#### What the exercise asks:
Skip every picture, and extract verbatim the lines from the line containing "Rebuild this diagram" to the line containing "(10,8) rectangle (1417,773);", both lines included.

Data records
----------
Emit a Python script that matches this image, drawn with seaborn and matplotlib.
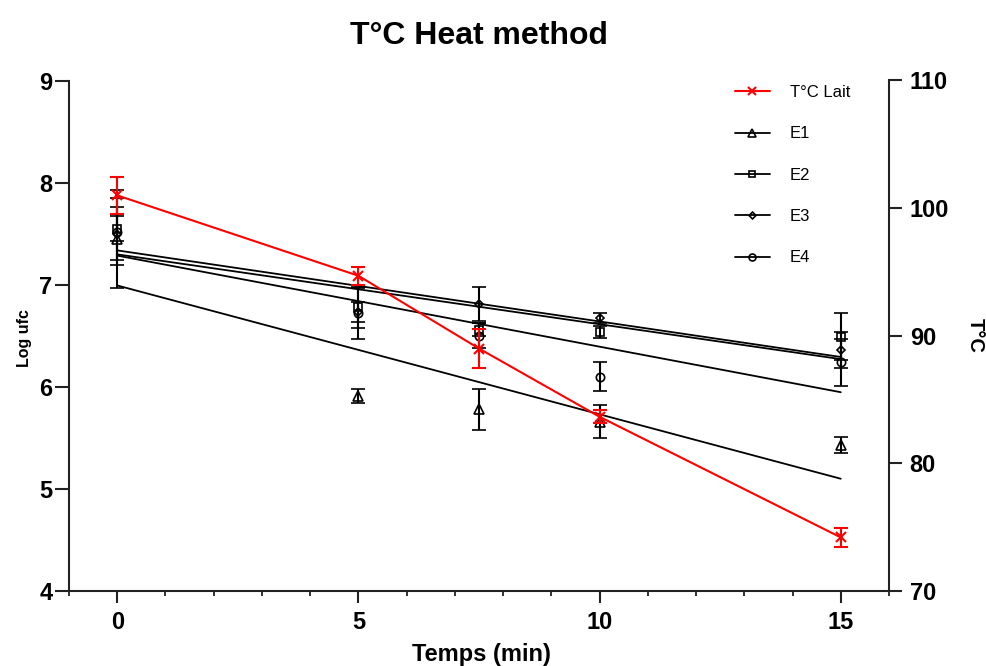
import numpy as np
import pandas as pd
import matplotlib
matplotlib.use("Agg")
import matplotlib.pyplot as plt
import seaborn as sns
from matplotlib.ticker import MultipleLocator
from matplotlib.lines import Line2D

# ---- data ----
time = [0, 5, 7.5, 10, 15]
temp_lait = [101.0, 94.7, 89.0, 83.65, 74.2]
temp_err = [1.45, 0.7, 1.5, 0.5, 0.75]

e1 = [7.45, 5.91, 5.78, 5.66, 5.43]
e1_err = [0.48, 0.07, 0.20, 0.16, 0.08]
e2 = [7.55, 6.78, 6.56, 6.54, 6.49]
e2_err = [0.12, 0.20, 0.06, 0.06, 0.23]
e3 = [7.50, 6.73, 6.81, 6.67, 6.36]
e3_err = [0.26, 0.10, 0.17, 0.05, 0.18]
e4 = [7.52, 6.72, 6.50, 6.10, 6.24]
e4_err = [0.33, 0.25, 0.12, 0.14, 0.23]

series_names = ["E1", "E2", "E3", "E4"]
series_vals = [e1, e2, e3, e4]
series_errs = [e1_err, e2_err, e3_err, e4_err]
series_markers = ["^", "s", "D", "o"]
series_msize = [6.5, 6, 4.5, 6]

# ---- style ----
sns.set_theme(style="ticks")
plt.rcParams["font.family"] = ["Liberation Sans", "DejaVu Sans"]
plt.rcParams["font.weight"] = "bold"
plt.rcParams["text.color"] = "black"
plt.rcParams["axes.labelcolor"] = "black"
plt.rcParams["xtick.color"] = "black"
plt.rcParams["ytick.color"] = "black"

W, H = 987, 666
fig = plt.figure(figsize=(W / 100, H / 100), dpi=100)
ax = fig.add_axes([69 / W, 75 / H, 820 / W, 510.5 / H])
ax2 = ax.twinx()

# ---- black series (left axis) ----
for name, vals, errs, mk, ms in zip(series_names, series_vals, series_errs,
                                     series_markers, series_msize):
    df = pd.DataFrame({"t": time, "v": vals})
    sns.regplot(data=df, x="t", y="v", ax=ax, scatter=False, ci=None,
                truncate=True, color="black", line_kws=dict(lw=1.3))
    ax.errorbar(time, vals, yerr=errs, fmt=mk, ms=ms, mfc="none", mec="black",
                mew=1.2, ecolor="black", elinewidth=1.5, capsize=5,
                capthick=1.5, color="black", zorder=3)

# ---- red temperature (right axis) ----
dft = pd.DataFrame({"t": time, "T": temp_lait})
sns.lineplot(data=dft, x="t", y="T", ax=ax2, color="red", lw=1.5,
             marker="x", ms=7, mec="red", mew=1.5)
ax2.errorbar(time, temp_lait, yerr=temp_err, fmt="none", ecolor="red",
             elinewidth=1.5, capsize=5, capthick=1.5)

# ---- axes ----
ax.set_xlim(-1, 16)
ax.set_ylim(4, 9)
ax2.set_ylim(70, 110)
ax.set_xlabel("")
ax.set_ylabel("")
ax2.set_xlabel("")
ax2.set_ylabel("")

ax.xaxis.set_major_locator(MultipleLocator(5))
ax.xaxis.set_minor_locator(MultipleLocator(1))
ax.yaxis.set_major_locator(MultipleLocator(1))
ax2.yaxis.set_major_locator(MultipleLocator(10))

for a in (ax, ax2):
    a.spines["top"].set_visible(False)
    for s in a.spines.values():
        s.set_linewidth(1.5)
        s.set_color("#222222")
ax.spines["right"].set_visible(False)
ax2.spines["left"].set_visible(False)
ax2.spines["bottom"].set_visible(False)

ax.tick_params(axis="x", which="major", length=8.6, width=1.5, pad=6,
               labelsize=17, direction="out", color="#222222")
ax.tick_params(axis="x", which="minor", length=3.8, width=1.3,
               direction="out", color="#222222")
ax.tick_params(axis="y", which="major", length=10, width=1.5, pad=2,
               labelsize=17, direction="out", color="#222222")
ax2.tick_params(axis="y", which="major", length=9.4, width=1.5, pad=5.5,
                labelsize=17, direction="out", color="#222222")
for lab in ax.get_xticklabels() + ax.get_yticklabels() + ax2.get_yticklabels():
    lab.set_fontweight("bold")

# ---- texts ----
ax.set_title("T°C Heat method", fontsize=23, fontweight="bold", pad=26)
fig.text(481 / W, 1 - 655 / H, "Temps (min)", ha="center", va="center",
         fontsize=17, fontweight="bold")
fig.text(25 / W, 1 - 338 / H, "Log ufc", ha="center", va="center",
         rotation=90, fontsize=11.5, fontweight="bold")
fig.text(975 / W, 1 - 335 / H, "T°C", ha="center", va="center",
         rotation=270, fontsize=14.5, fontweight="bold")

# ---- legend ----
handles = [Line2D([], [], color="red", lw=1.5, marker="x", ms=6, mew=1.5)]
labels = ["T°C Lait"]
for name, mk, ms in zip(series_names, series_markers, series_msize):
    handles.append(Line2D([], [], color="black", lw=1.3, marker=mk, ms=ms - 1,
                          mfc="none", mew=1.2))
    labels.append(name)
leg = ax2.legend(handles, labels, loc="upper left",
                 bbox_to_anchor=(735 / W, 1 - 85 / H),
                 bbox_transform=fig.transFigure, frameon=False,
                 borderpad=0, borderaxespad=0, handlelength=2.1,
                 handletextpad=1.2, labelspacing=1.58,
                 prop={"size": 12, "weight": "normal"})

fig.savefig("out.png", dpi=100)
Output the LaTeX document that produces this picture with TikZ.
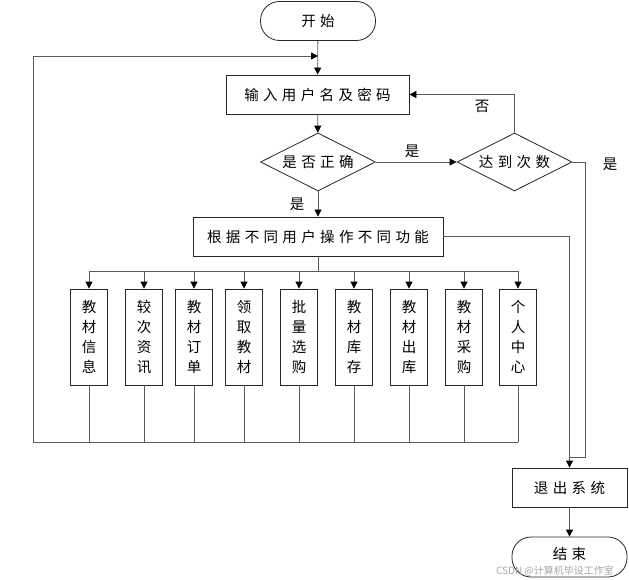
\documentclass[tikz,border=0pt]{standalone}
\usepackage{fontspec}
\newfontfamily\cjk[LetterSpace=30]{Noto Sans CJK SC}
\newfontfamily\cjkplain{Noto Sans CJK SC}
\usetikzlibrary{arrows.meta,shapes.geometric,calc}
\definecolor{lineg}{HTML}{5A5A5A}
\begin{document}
\begin{tikzpicture}[x=1pt,y=-1pt,
  every node/.style={font=\cjk\fontsize{14.5}{20}\selectfont},
  box/.style={draw=black!85,line width=0.8pt,inner sep=0pt,minimum width=#1,minimum height=39},
  term/.style={draw=black!85,line width=0.8pt,inner sep=0pt,minimum width=115,minimum height=39,rounded corners=19pt},
  dec/.style={draw=black!85,line width=0.8pt,diamond,shape aspect=2,inner sep=0pt,minimum width=115,minimum height=58},
  small/.style={draw=black!85,line width=0.8pt,inner sep=0pt,minimum width=37,minimum height=96,align=center},
  conn/.style={draw=lineg,line width=0.8pt},
  arr/.style={conn,-{Triangle[length=7pt,width=7pt,black]}},
  lbl/.style={inner sep=0pt}
]
\useasboundingbox (0,0) rectangle (629,580);

\node[term] (start) at (318,21) {开始};
\node[box=183] (input) at (317.5,94.5) {输入用户名及密码};
\node[dec] (d1) at (318,162) {是否正确};
\node[dec] (d2) at (514.5,162) {达到次数};
\node[box=250] (func) at (318,236.5) {根据不同用户操作不同功能};
\node[box=115] (exit) at (569.5,487.5) {退出系统};
\node[term,minimum height=40] (end) at (569.5,557) {};
\node[lbl] (endtxt) at (569.5,554) {结束};

\foreach \n/\x/\t in {s1/89/教\\材\\信\\息, s2/144/较\\次\\资\\讯, s3/194/教\\材\\订\\单, s4/244/领\\取\\教\\材, s5/299/批\\量\\选\\购, s6/354/教\\材\\库\\存, s7/409/教\\材\\出\\库, s8/464/教\\材\\采\\购, s9/518/个\\人\\中\\心}{
  \node[small] (\n) at (\x,337) {\t};
}

\coordinate (busL) at (89,271);
\coordinate (busR) at (518,271);
\coordinate (botL) at (33,442);
\coordinate (botR) at (518,442);
\coordinate (loopTop) at (33,56);
\coordinate (loopEnd) at (318,56);
\coordinate (rightTurn) at (585,162);
\coordinate (join) at (569.5,457);

% main flow
\draw[arr] (start) -- (input);
\draw[arr] (input) -- (d1);
\draw[arr] (d1) -- node[lbl,above=4pt,pos=0.45] {是} (d2);
\draw[arr] (d2.north) |- (input.east);
\node[lbl] at (482,106) {否};
\draw[arr] (d1.south) -- (func.north);
\node[lbl] at (297,204) {是};
\draw[conn] (d2.east) -- (rightTurn) |- (join);
\node[lbl] at (610,164) {是};
\draw[arr] (func.east) -| (exit.north);
\draw[arr] (exit) -- (end);

% bus
\draw[conn] (func.south) -- (func.south |- busL);
\draw[conn] (busL) -- (busR);
\foreach \n in {s1,s2,s3,s4,s5,s6,s7,s8,s9}{
  \draw[arr] (\n.north |- busL) -- (\n.north);
  \draw[conn] (\n.south) -- (\n.south |- botL);
}
\draw[conn] (botR) -- (botL) -- (loopTop);
\draw[arr] (loopTop) -- (loopEnd);

\node[inner sep=0pt,text=black!35,font=\cjkplain\fontsize{10}{11}\selectfont] at (555,571) {CSDN @计算机毕设工作室};
\end{tikzpicture}
\end{document}
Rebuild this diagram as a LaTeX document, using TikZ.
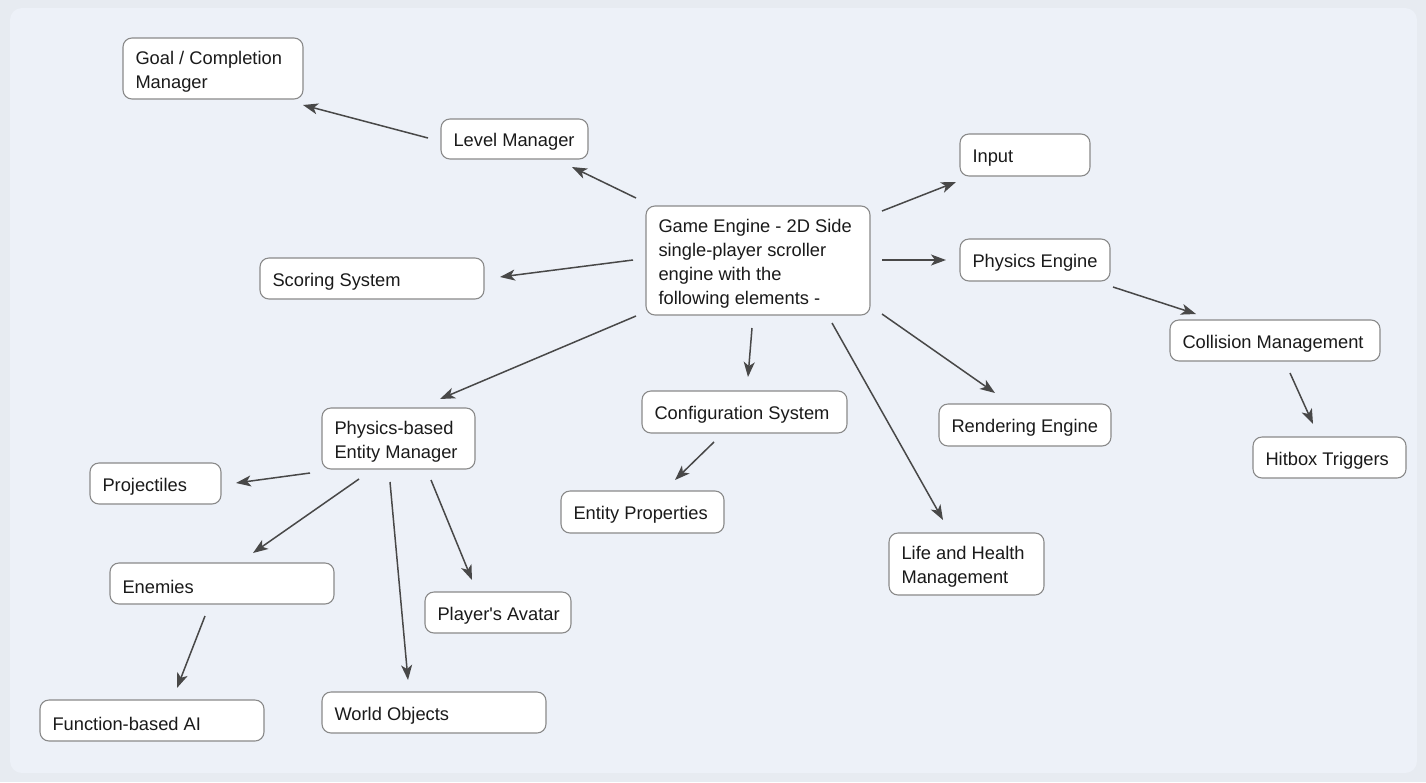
\documentclass[tikz,border=0pt]{standalone}
\usepackage{fontspec}
\setmainfont{Liberation Sans}
\usetikzlibrary{arrows.meta,calc}
\definecolor{outerbg}{HTML}{E7EBF1}
\definecolor{innerbg}{HTML}{EDF1F8}
\definecolor{bordercol}{HTML}{8A8A8A}
\definecolor{arrowcol}{HTML}{484848}
\definecolor{textcol}{HTML}{1A1A1A}
\newcommand{\bxt}[2]{\makebox[#1][l]{\raisebox{-3pt}[\height][\depth]{\vbox{\baselineskip=24pt #2}}}}
\tikzset{
  box/.style={draw=bordercol, line width=1.1pt, fill=white, rounded corners=9pt,
    inner xsep=12.5pt, inner ysep=0pt, text=textcol,
    font=\fontsize{18.3}{24}\selectfont},
  arr/.style={draw=arrowcol, line width=1.5pt,
    -{Stealth[length=15pt,width=11pt,inset=4pt]}}
}
\begin{document}
\begin{tikzpicture}[x=1pt,y=-1pt]
\useasboundingbox (0,0) rectangle (1426,782);
\fill[outerbg] (0,0) rectangle (1426,782);
\fill[innerbg, rounded corners=12pt] (10,8) rectangle (1417,773);

\node[box, minimum height=61pt] (goal) at (213,68.5) {\bxt{155pt}{\hbox{Goal / Completion}\hbox{Manager}}};
\node[box, minimum height=40pt] (lm) at (514.5,139) {\bxt{122pt}{\hbox{Level Manager}}};
\node[box, minimum height=42pt] (input) at (1025,155) {\bxt{105pt}{\hbox{Input}}};
\node[box, minimum height=109pt] (ge) at (758,260.5) {\bxt{199pt}{\hbox{Game Engine - 2D Side}\hbox{single-player scroller}\hbox{engine with the}\hbox{following elements -}}};
\node[box, minimum height=41pt] (score) at (372,278.5) {\bxt{199pt}{\hbox{Scoring System}}};
\node[box, minimum height=42pt] (phys) at (1035,260) {\bxt{125pt}{\hbox{Physics Engine}}};
\node[box, minimum height=41pt] (coll) at (1275,340.5) {\bxt{185pt}{\hbox{Collision Management}}};
\node[box, minimum height=42pt] (config) at (744.5,412) {\bxt{180pt}{\hbox{Configuration System}}};
\node[box, minimum height=42pt] (render) at (1025,425) {\bxt{147pt}{\hbox{Rendering Engine}}};
\node[box, minimum height=41pt] (hitbox) at (1329.5,457.5) {\bxt{128pt}{\hbox{Hitbox Triggers}}};
\node[box, minimum height=61pt] (pem) at (398.5,438.5) {\bxt{128pt}{\hbox{Physics-based}\hbox{Entity Manager}}};
\node[box, minimum height=41pt] (proj) at (155.5,483.5) {\bxt{106pt}{\hbox{Projectiles}}};
\node[box, minimum height=42pt] (eprops) at (642.5,512) {\bxt{138pt}{\hbox{Entity Properties}}};
\node[box, minimum height=62pt] (life) at (966.5,564) {\bxt{130pt}{\hbox{Life and Health}\hbox{Management}}};
\node[box, minimum height=41pt] (enemies) at (222,583.5) {\bxt{199pt}{\hbox{Enemies}}};
\node[box, minimum height=41pt] (avatar) at (498,612.5) {\bxt{121pt}{\hbox{Player\textquotesingle s Avatar}}};
\node[box, minimum height=41pt] (fai) at (152,720.5) {\bxt{199pt}{\hbox{Function-based AI}}};
\node[box, minimum height=41pt] (world) at (434,712.5) {\bxt{199pt}{\hbox{World Objects}}};

\draw[arr] ($(ge)+(-122,-62.5)$) -- ($(lm)+(57.5,28)$);
\draw[arr] ($(lm)+(-86.5,-1)$) -- ($(goal)+(90,36.5)$);
\draw[arr] ($(ge)+(124,-49.5)$) -- ($(input)+(-69,27)$);
\draw[arr] ($(ge)+(124,-0.5)$) -- ($(phys)+(-89,0)$);
\draw[arr] ($(phys)+(78,27)$) -- ($(coll)+(-79,-26.5)$);
\draw[arr] ($(coll)+(15,32.5)$) -- ($(hitbox)+(-16.5,-33.5)$);
\draw[arr] ($(ge)+(-125,-0.5)$) -- ($(score)+(128,-1.5)$);
\draw[arr] ($(ge)+(-122,55.5)$) -- ($(pem)+(41.5,-39.5)$);
\draw[arr] ($(ge)+(-6,67.5)$) -- ($(config)+(3.5,-35)$);
\draw[arr] ($(ge)+(74,62.5)$) -- ($(life)+(-23.5,-44)$);
\draw[arr] ($(ge)+(124,53.5)$) -- ($(render)+(-30,-32)$);
\draw[arr] ($(config)+(-30.5,30)$) -- ($(eprops)+(32.5,-32)$);
\draw[arr] ($(pem)+(-88.5,34.5)$) -- ($(proj)+(80.5,-0.5)$);
\draw[arr] ($(pem)+(-39.5,40.5)$) -- ($(enemies)+(31,-30.5)$);
\draw[arr] ($(pem)+(-8.5,43.5)$) -- ($(world)+(-26,-32.5)$);
\draw[arr] ($(pem)+(32.5,41.5)$) -- ($(avatar)+(-26,-32.5)$);
\draw[arr] ($(enemies)+(-17,32.5)$) -- ($(fai)+(25,-32.5)$);
\end{tikzpicture}
\end{document}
----------
#### Task result:
Rebuild this diagram as a LaTeX document, using TikZ.
\documentclass[tikz,border=0pt]{standalone}
\usepackage{fontspec}
\setmainfont{Liberation Sans}
\usetikzlibrary{arrows.meta,calc}
\definecolor{outerbg}{HTML}{E7EBF1}
\definecolor{innerbg}{HTML}{EDF1F8}
\definecolor{bordercol}{HTML}{8A8A8A}
\definecolor{arrowcol}{HTML}{484848}
\definecolor{textcol}{HTML}{1A1A1A}
\newcommand{\bxt}[2]{\makebox[#1][l]{\raisebox{-3pt}[\height][\depth]{\vbox{\baselineskip=24pt #2}}}}
\tikzset{
  box/.style={draw=bordercol, line width=1.1pt, fill=white, rounded corners=9pt,
    inner xsep=12.5pt, inner ysep=0pt, text=textcol,
    font=\fontsize{18.3}{24}\selectfont},
  arr/.style={draw=arrowcol, line width=1.5pt,
    -{Stealth[length=15pt,width=11pt,inset=4pt]}}
}
\begin{document}
\begin{tikzpicture}[x=1pt,y=-1pt]
\useasboundingbox (0,0) rectangle (1426,782);
\fill[outerbg] (0,0) rectangle (1426,782);
\fill[innerbg, rounded corners=12pt] (10,8) rectangle (1417,773);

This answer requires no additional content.